It looks as if I’m the only one who wants to keep fault in divorce then. Perhaps it’s because I’ve seen so many divorces where there was actually fault, usually one of the parties running off with someone else. I can see why the adulterous party in the business should want to remove the distasteful fault element; I can’t quite see how it improves the situation for the cuckolded or otherwise wronged spouse. Some women I know whose husbands have moved onwards and upwards to marry their mistress have referred to them in a fashion that would make that poor woman who was banged up in Dubai for saying that her ex husband was an idiot and that his second wife looked like a horse sound like Justin Welby.
And if the wronged party wants to put the grounds for the divorce on the record, well, that’s the least they’re owed; it’s simply telling it like it is. Neither is it fair to the spouse who wants to stay married to tell him or her, tough, you’ve got to lump it. Previously, an objection from one spouse could hold up the divorce for five years, which is inconvenient for their spouse moving on, but, you know, seeing that both parties signed up to be married until death should them part, it was the barest acknowledgement of their rights and feelings.

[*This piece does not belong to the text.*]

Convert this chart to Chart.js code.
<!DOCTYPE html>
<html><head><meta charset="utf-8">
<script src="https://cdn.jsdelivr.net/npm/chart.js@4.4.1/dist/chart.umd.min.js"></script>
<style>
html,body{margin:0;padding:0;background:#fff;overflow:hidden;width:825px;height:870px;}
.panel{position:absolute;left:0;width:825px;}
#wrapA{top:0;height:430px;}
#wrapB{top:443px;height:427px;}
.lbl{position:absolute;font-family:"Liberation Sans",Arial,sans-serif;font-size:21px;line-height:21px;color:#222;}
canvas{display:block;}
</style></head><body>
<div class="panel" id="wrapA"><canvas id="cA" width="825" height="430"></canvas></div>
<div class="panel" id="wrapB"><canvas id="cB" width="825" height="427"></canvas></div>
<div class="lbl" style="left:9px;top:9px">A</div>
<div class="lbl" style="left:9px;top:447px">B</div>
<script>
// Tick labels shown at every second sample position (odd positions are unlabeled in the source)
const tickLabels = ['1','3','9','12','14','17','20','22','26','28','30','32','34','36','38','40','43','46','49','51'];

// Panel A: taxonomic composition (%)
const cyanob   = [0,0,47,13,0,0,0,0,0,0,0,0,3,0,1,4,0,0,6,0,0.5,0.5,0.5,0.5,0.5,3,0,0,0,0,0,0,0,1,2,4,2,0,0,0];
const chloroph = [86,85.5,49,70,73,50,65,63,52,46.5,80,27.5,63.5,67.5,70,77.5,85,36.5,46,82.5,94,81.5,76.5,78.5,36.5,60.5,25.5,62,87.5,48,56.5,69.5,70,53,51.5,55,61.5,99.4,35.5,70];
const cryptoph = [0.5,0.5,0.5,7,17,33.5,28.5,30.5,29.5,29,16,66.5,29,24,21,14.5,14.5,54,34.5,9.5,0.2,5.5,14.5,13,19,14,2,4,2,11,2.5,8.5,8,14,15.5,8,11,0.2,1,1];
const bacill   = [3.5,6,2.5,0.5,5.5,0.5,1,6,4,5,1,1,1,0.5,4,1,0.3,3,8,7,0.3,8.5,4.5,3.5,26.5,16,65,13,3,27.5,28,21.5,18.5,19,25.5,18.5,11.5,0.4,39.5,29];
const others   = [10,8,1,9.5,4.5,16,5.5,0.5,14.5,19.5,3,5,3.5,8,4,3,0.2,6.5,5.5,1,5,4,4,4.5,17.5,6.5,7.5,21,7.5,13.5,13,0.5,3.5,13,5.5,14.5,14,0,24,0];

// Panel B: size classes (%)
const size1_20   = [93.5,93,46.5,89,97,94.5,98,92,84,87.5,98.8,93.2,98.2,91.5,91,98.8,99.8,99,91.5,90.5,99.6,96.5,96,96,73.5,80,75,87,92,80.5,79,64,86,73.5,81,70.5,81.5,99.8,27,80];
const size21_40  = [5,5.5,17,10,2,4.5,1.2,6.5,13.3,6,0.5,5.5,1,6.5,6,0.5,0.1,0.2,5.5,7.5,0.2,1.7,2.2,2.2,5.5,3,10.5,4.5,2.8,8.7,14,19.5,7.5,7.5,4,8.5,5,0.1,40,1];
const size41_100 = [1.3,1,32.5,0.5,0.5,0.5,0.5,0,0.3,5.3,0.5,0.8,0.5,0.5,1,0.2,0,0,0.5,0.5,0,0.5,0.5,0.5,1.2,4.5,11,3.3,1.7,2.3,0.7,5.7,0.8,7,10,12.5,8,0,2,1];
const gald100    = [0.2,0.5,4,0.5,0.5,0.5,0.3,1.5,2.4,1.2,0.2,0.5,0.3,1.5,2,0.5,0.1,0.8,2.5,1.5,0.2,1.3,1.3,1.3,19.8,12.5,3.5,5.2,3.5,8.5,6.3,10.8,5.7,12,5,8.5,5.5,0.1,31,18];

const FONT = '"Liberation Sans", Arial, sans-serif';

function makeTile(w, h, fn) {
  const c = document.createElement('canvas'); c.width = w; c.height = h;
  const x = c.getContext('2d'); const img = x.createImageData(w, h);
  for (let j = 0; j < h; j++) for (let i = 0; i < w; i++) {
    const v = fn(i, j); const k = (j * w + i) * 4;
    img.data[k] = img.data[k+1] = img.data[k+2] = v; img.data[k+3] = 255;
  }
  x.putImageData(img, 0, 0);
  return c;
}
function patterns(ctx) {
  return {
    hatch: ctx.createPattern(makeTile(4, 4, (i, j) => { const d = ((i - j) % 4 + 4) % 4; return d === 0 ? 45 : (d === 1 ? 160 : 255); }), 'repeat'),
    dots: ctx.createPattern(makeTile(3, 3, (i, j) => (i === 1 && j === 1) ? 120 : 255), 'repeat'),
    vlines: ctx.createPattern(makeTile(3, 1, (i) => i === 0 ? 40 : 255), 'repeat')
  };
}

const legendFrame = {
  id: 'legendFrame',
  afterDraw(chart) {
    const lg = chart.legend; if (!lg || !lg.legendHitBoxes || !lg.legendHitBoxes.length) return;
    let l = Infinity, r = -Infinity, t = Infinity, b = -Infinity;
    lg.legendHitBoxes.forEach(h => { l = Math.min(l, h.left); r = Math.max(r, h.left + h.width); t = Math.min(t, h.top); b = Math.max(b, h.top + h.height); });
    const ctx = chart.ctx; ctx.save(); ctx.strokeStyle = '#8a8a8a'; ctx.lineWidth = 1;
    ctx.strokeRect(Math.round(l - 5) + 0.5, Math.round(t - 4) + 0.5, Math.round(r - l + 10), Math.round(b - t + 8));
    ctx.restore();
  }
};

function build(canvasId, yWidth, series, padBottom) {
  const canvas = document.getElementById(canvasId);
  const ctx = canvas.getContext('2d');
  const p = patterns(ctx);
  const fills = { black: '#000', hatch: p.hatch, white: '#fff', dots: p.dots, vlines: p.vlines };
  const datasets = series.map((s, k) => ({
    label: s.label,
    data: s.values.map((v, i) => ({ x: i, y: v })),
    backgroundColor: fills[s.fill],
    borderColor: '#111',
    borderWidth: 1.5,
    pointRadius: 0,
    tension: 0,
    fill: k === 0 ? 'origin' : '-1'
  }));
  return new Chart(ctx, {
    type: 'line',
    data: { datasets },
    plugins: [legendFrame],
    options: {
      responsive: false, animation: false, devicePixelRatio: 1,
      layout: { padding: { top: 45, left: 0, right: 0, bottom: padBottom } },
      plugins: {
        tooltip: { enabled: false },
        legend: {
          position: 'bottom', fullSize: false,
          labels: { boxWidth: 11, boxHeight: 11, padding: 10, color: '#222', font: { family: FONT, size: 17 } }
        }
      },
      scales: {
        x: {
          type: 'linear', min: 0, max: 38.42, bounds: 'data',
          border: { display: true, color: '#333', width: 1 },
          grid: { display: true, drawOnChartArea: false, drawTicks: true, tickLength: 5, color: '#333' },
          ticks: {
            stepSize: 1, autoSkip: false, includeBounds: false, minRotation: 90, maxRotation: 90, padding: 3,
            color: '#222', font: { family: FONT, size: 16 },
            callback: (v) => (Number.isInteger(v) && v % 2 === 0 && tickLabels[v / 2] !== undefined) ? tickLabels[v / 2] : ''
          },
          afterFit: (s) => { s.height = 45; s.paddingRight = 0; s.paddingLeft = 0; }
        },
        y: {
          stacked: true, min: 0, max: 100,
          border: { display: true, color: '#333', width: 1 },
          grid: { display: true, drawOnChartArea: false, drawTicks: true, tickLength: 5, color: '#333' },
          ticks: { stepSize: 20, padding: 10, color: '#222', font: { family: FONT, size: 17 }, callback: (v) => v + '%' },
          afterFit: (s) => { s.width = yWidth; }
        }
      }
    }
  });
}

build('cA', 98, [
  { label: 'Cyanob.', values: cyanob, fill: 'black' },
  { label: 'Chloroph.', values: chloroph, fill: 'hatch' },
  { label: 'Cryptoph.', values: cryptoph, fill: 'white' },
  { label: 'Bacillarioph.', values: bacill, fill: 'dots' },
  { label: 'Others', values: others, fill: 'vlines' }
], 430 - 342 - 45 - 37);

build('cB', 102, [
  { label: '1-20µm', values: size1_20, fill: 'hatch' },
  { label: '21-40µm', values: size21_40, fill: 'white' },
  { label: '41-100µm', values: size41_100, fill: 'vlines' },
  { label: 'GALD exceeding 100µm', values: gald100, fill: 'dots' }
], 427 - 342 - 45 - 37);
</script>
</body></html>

Now they can be sent packing, like it or not, after six months.
Perhaps the only element of this wretched so-called reform that seems sensible is that it enables both spouses to petition for divorce if neither of them can stand the other; previously it had to be just one of them.
The justice secretary, David Gauke, presumably to get a break from Brexit where he’s been terrifically busy, has presided over this nail in the coffin of a once-respected institution:
“Frankly, we are not going to keep marriages together by having a divorce process that just makes it more acrimonious [and} tries to apportion blame in such a way that the couple are likely to have a weaker, poorer relationship subsequently than they would otherwise do.”
I’m not sure he’s got things the right way round.